Monday, February 18, 2013
Today is Pappaw's birthday. February 18th. It's a date that will always bring him to mind. This is our first without him with us. It seems like I should still be able to call and sing to him like I did each year, or that we should have been sitting in church together yesterday like we always were when we were celebrating.
Instead, I sat alone. Not really, because there were people sitting around me, but I felt alone. I tried to imagine him sitting at the end of the row, in his purple coat, smiling with his family alongside him. If I tried really hard, I could feel him there, and I do try often, because I do miss him so.
You see, they just don't make many men like him any more. Strong, determined, loyal, hardworking, faithful, kind, loving, protective... I could go on and on. He was one of the few men I have loved most in my life, and he set a high standard for me. He always wanted the very best for me, and he was always proud of me. He never failed to tell me so.
He left home a young man before it was legal to serve his country in the U.S. Navy. He was a handsome sailor, tanned and strong, unsure of where life was taking him. It quickly took him to my grandmother, thankfully, and their love story began.
Life was not easy for them by any means, but they were married just weeks short of 65 years. He was a fisherman, a hunter, and a loom fixer by trade. More than anything, he was a husband, a father of two girls, eventually a grandfather of 1 girl and two boys, and a great-grandfather of 1 boy and 5 girls. He was so proud of his family too. Well, mostly, he was humbled that God had blessed him with such a loving family, and he wasn't ashamed to tell you so.
When I was little, I loved spending time with Pappaw. He taught me how to clean fish, and he took me to the garbage dump in his truck. I know what you're thinking: "Not a big thrill". However, riding somewhere with my Pappaw was a big deal because I had all of his attention. When I sat beside him on the couch, he would sometimes squeeze my knee so hard that I would slide down out of my seat. I would pretend to be bothered, but I always went back to sit next to him. I felt like I was sitting next to a giant.

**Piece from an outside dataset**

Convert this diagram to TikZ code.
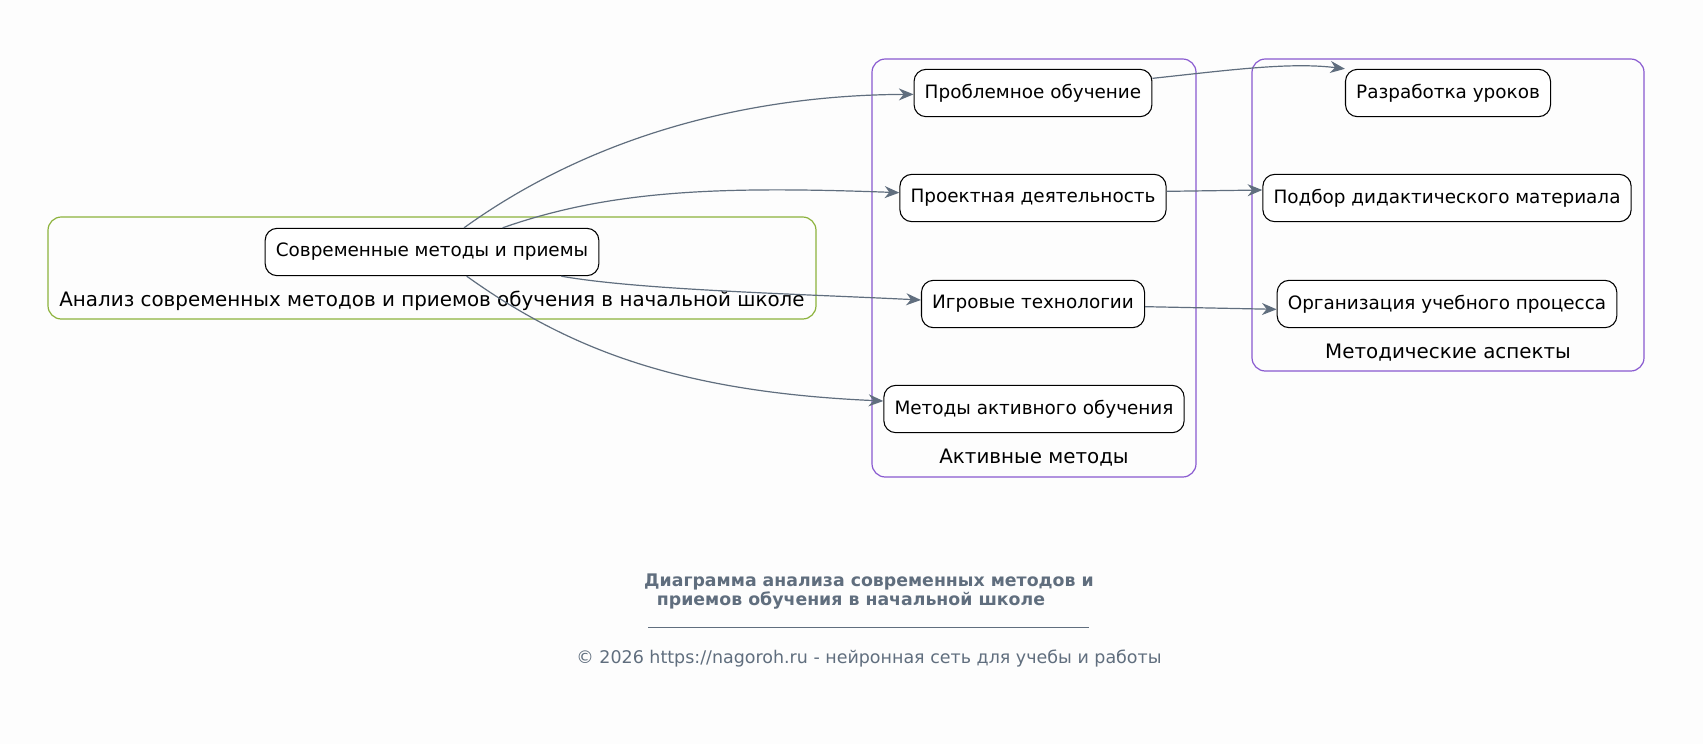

Pappaw was so funny. He didn't mean to be most of the time, but he said things sometimes that just caught you off guard and made you laugh. He didn't have a mean bone in his body, and he didn't talk bad about other people. I loved to hear him laugh too, and nothing made him smile and laugh more than his children, grandchildren, and great-grandchildren.
I just miss his presence. When someone is so strong, they can walk into a room and you can just feel that they are there. Much of it for Pappaw was that he was so well-respected. I can't imagine having ever disrespected him, because I always just wanted him to be proud of me.
In the last days, his strength was failing. You could see in his eyes that he was struggling with not being able to do the things he once did. He couldn't mow the grass or drive cars for the local dealership. He couldn't lean down and pick up the great-grands and swing them into the air. He tried to smile and laugh, but it didn't come naturally. He was struggling with living in his last days.
I had a dream on a Friday night at the end of September about my Pappaw. I woke up and just couldn't shake it. I had to see him, and on Sunday I did. He was asleep most of the time I was there, but he did wake up a few times to visit with the girls and me. When we got ready to leave that day, he stood up out of his chair, and he hugged each one of us. I held him a little longer that day, and his rough hands felt just as strong as they ever had. He looked me in my eyes and said, "I love you, baby, and I'm proud of you." It was the last thing I would ever hear him say. He collapsed the next day.
It's one of the most devastating losses I've ever endured, losing my Pappaw. I know he's at full strength now, having joined our many family members in Heaven, but if I try real hard, I can still feel him here. He made more of an impression on me than he ever knew, but he knew I loved him and wanted to make him proud. In return, I knew he loved me, and, as he told me on that last day, he was proud of the woman I have become. It makes me stronger to think of him, knowing what he would expect of me. I am so thankful for my Pappaw, and I hope I will always feel him here with me when I try real hard.